- Born: China
- Genres: Classical
- Occupation: Violinist
- Instrument: Violin

= Liu Yang (violinist) =

Yang Liu (刘扬 (Liú Yáng)) is a Chinese-American violinist. He has toured in North America, South America and Asia with multiple orchestras. Liu also often travels with his wife Olivia in concert tours across the United States and Asia. He is an advocate of cultural exchange via classical music, and is a founder of the Yang and Olivia Foundation and Momento Virtuosi, a chamber ensemble featuring diverse ethnicity and instrumentation.

Liu studied in Central Conservatory with Professor Yaoji Lin in Beijing and College-Conservatory of Music in Cincinnati with professor Kurt Sassmannshaus and Dorothy Delay. Liu became an American citizen in 2014.

Liu was the winner of China's 5th National Violin Competition and a prize winner of the Twelfth International Tchaikovsky Competition in Moscow.

His first performance in North America was in 2002 with the Atlanta Symphony Orchestra, performing Paganini's First Violin Concerto. This success was followed by touring engagements with the St. Louis Symphony Orchestra, conducted by Robert Spano: Cincinnati Symphony Orchestra, Cincinnati Chamber Orchestra, the Odense Symphony Orchestra, Denmark, and São Paulo Symphony, Brazil. He also completed a 5-city tour in China performing the Butterfly Concerto with the Qingdao Symphony Orchestra, as part of the China-US cultural exchange initiated by Secretary of State of the US John Kerry, and chairman of the cultural department of China, Mr. Luo.

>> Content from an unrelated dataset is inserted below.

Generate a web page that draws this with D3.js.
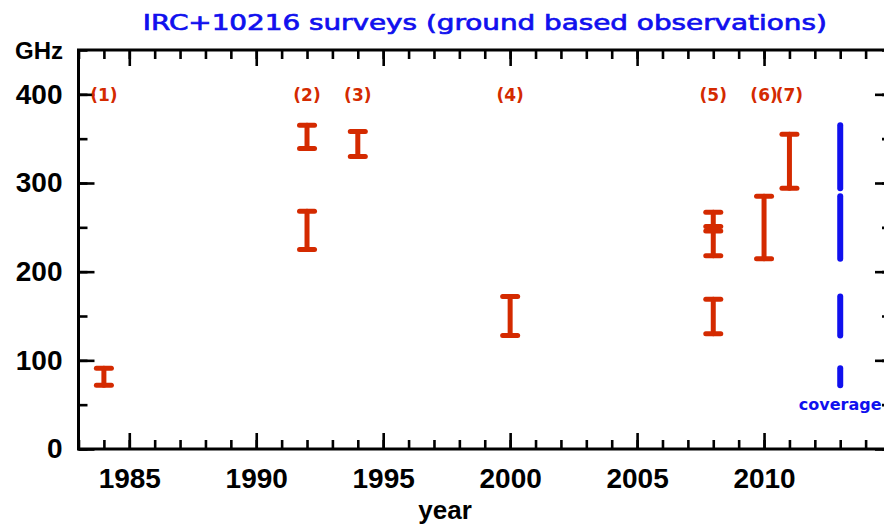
<!DOCTYPE html>
<html>
<head>
<meta charset="utf-8">
<script src="https://cdn.jsdelivr.net/npm/d3@7"></script>
<style>
  html, body { margin: 0; padding: 0; background: #fff; }
  svg { display: block; }
</style>
</head>
<body>
<svg id="chart" width="884" height="524"></svg>
<script>
// Survey frequency ranges (GHz) by year of publication
const surveyYears = [1984, 1992, 1992, 1994, 2000, 2008, 2008, 2008, 2010, 2011];
const surveyLow   = [72,   339,  225,  330,  128,  130,  218,  246,  214.5, 294];
const surveyHigh  = [91,   365,  268,  358,  172,  169,  267,  251,  285,   355];

// Reference markers above the surveys
const refLabels = ["(1)", "(2)", "(3)", "(4)", "(5)", "(6)", "(7)"];
const refYears  = [1984, 1992, 1994, 2000, 2008, 2010, 2011];
const refFreq   = 400;

// Combined frequency coverage
const coverageYear = 2013;
const coverageLow  = [72, 128, 214.5, 294];
const coverageHigh = [91, 172, 285,   365];

// Axis ticks
const yearMajor = [1985, 1990, 1995, 2000, 2005, 2010];
const yearMinor = d3.range(1983, 2016);
const freqMajor = [0, 100, 200, 300, 400];
const freqMinor = d3.range(0, 451, 50);

const RED = "#d42a00";
const BLUE = "#1010ee";

const svg = d3.select("#chart");
const x = d3.scaleLinear().domain([1983, 2015]).range([78.5, 891]);
const y = d3.scaleLinear().domain([0, 450]).range([449, 50]);

const tickFont = "'Liberation Sans', Arial, sans-serif";

// frame
svg.append("rect")
  .attr("x", x(1983)).attr("y", y(450))
  .attr("width", x(2015) - x(1983)).attr("height", y(0) - y(450))
  .attr("fill", "none").attr("stroke", "#000").attr("stroke-width", 3);

function styleAxis(g) {
  g.select(".domain").remove();
  g.selectAll(".tick line").attr("stroke", "#000").attr("stroke-width", 2.6);
}

// bottom axis
svg.append("g").attr("transform", `translate(0,${y(0)})`)
  .call(d3.axisBottom(x).tickValues(yearMinor).tickSize(-9).tickFormat(""))
  .call(styleAxis);
const xb = svg.append("g").attr("transform", `translate(0,${y(0)})`)
  .call(d3.axisBottom(x).tickValues(yearMajor).tickSize(-16).tickPadding(19).tickFormat(d3.format("d")))
  .call(styleAxis);
xb.selectAll("text").attr("font-family", tickFont).attr("font-weight", "bold")
  .attr("font-size", 28).attr("fill", "#000");

// top axis
svg.append("g").attr("transform", `translate(0,${y(450)})`)
  .call(d3.axisTop(x).tickValues(yearMinor).tickSize(-9).tickFormat(""))
  .call(styleAxis);
svg.append("g").attr("transform", `translate(0,${y(450)})`)
  .call(d3.axisTop(x).tickValues(yearMajor).tickSize(-16).tickFormat(""))
  .call(styleAxis);

// left axis
svg.append("g").attr("transform", `translate(${x(1983)},0)`)
  .call(d3.axisLeft(y).tickValues(freqMinor).tickSize(-9).tickFormat(""))
  .call(styleAxis);
const yl = svg.append("g").attr("transform", `translate(${x(1983)},0)`)
  .call(d3.axisLeft(y).tickValues(freqMajor).tickSize(-16).tickPadding(16).tickFormat(d3.format("d")))
  .call(styleAxis);
yl.selectAll("text").attr("font-family", tickFont).attr("font-weight", "bold")
  .attr("font-size", 28).attr("fill", "#000");

// right axis
svg.append("g").attr("transform", `translate(${x(2015)},0)`)
  .call(d3.axisRight(y).tickValues(freqMinor).tickSize(-9).tickFormat(""))
  .call(styleAxis);
svg.append("g").attr("transform", `translate(${x(2015)},0)`)
  .call(d3.axisRight(y).tickValues(freqMajor).tickSize(-16).tickFormat(""))
  .call(styleAxis);

// axis titles
svg.append("text").attr("x", 15).attr("y", 59)
  .attr("font-family", tickFont).attr("font-weight", "bold").attr("font-size", 24)
  .attr("fill", "#000").text("GHz");
svg.append("text").attr("x", 445).attr("y", 519).attr("text-anchor", "middle")
  .attr("font-family", tickFont).attr("font-weight", "bold").attr("font-size", 26)
  .attr("fill", "#000").text("year");

// chart title
svg.append("text").attr("x", (x(1983) + x(2015)) / 2).attr("y", 30)
  .attr("text-anchor", "middle")
  .attr("font-family", "'DejaVu Sans', sans-serif")
  .attr("font-size", 21)
  .attr("textLength", 684).attr("lengthAdjust", "spacingAndGlyphs")
  .attr("fill", BLUE).attr("stroke", BLUE).attr("stroke-width", 0.7)
  .text("IRC+10216 surveys (ground based observations)");

// survey ranges as I-bars
const survey = surveyYears.map((yr, i) => ({ yr, lo: surveyLow[i], hi: surveyHigh[i] }));
const bars = svg.append("g").attr("stroke", RED).attr("stroke-linecap", "round");
bars.selectAll("line.stem").data(survey).join("line").attr("class", "stem")
  .attr("x1", d => x(d.yr)).attr("x2", d => x(d.yr))
  .attr("y1", d => y(d.lo)).attr("y2", d => y(d.hi))
  .attr("stroke-width", 5);
const capHalf = 7.5;
["lo", "hi"].forEach(k => {
  bars.selectAll(`line.cap-${k}`).data(survey).join("line").attr("class", `cap-${k}`)
    .attr("x1", d => x(d.yr) - capHalf).attr("x2", d => x(d.yr) + capHalf)
    .attr("y1", d => y(d[k])).attr("y2", d => y(d[k]))
    .attr("stroke-width", 5);
});

// reference labels
svg.append("g").selectAll("text").data(refLabels).join("text")
  .attr("x", (d, i) => x(refYears[i])).attr("y", y(refFreq) + 6.5)
  .attr("text-anchor", "middle")
  .attr("font-family", "'DejaVu Sans', sans-serif").attr("font-weight", "bold")
  .attr("font-size", 17).attr("fill", RED)
  .text(d => d);

// combined coverage
svg.append("g").selectAll("line").data(coverageLow).join("line")
  .attr("x1", x(coverageYear)).attr("x2", x(coverageYear))
  .attr("y1", d => y(d)).attr("y2", (d, i) => y(coverageHigh[i]))
  .attr("stroke", BLUE).attr("stroke-width", 6).attr("stroke-linecap", "round");
svg.append("text").attr("x", x(coverageYear)).attr("y", 410)
  .attr("text-anchor", "middle")
  .attr("font-family", "'DejaVu Sans', sans-serif").attr("font-weight", "bold")
  .attr("font-size", 16).attr("fill", BLUE).text("coverage");
</script>
</body>
</html>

Liu was featured in a documentary called String of heart--Yang Liu, highlighting Yang's artistic life. This production was aired on CCTV (China Central Television) throughout China, together with his autobiographical book Performing in Love, which was published in the spring of 2014.

Liu lives in Chicago with his wife Olivia and two boys. He has performed and taught at the Great Wall Music Academy, the Aspen Music Festival, the Ravinia Festival, the Chicago classical music radio WFMT, SESC international music festival of Brazil, and gives master classes in major universities and music conservatories such as the VanderCook College of Music.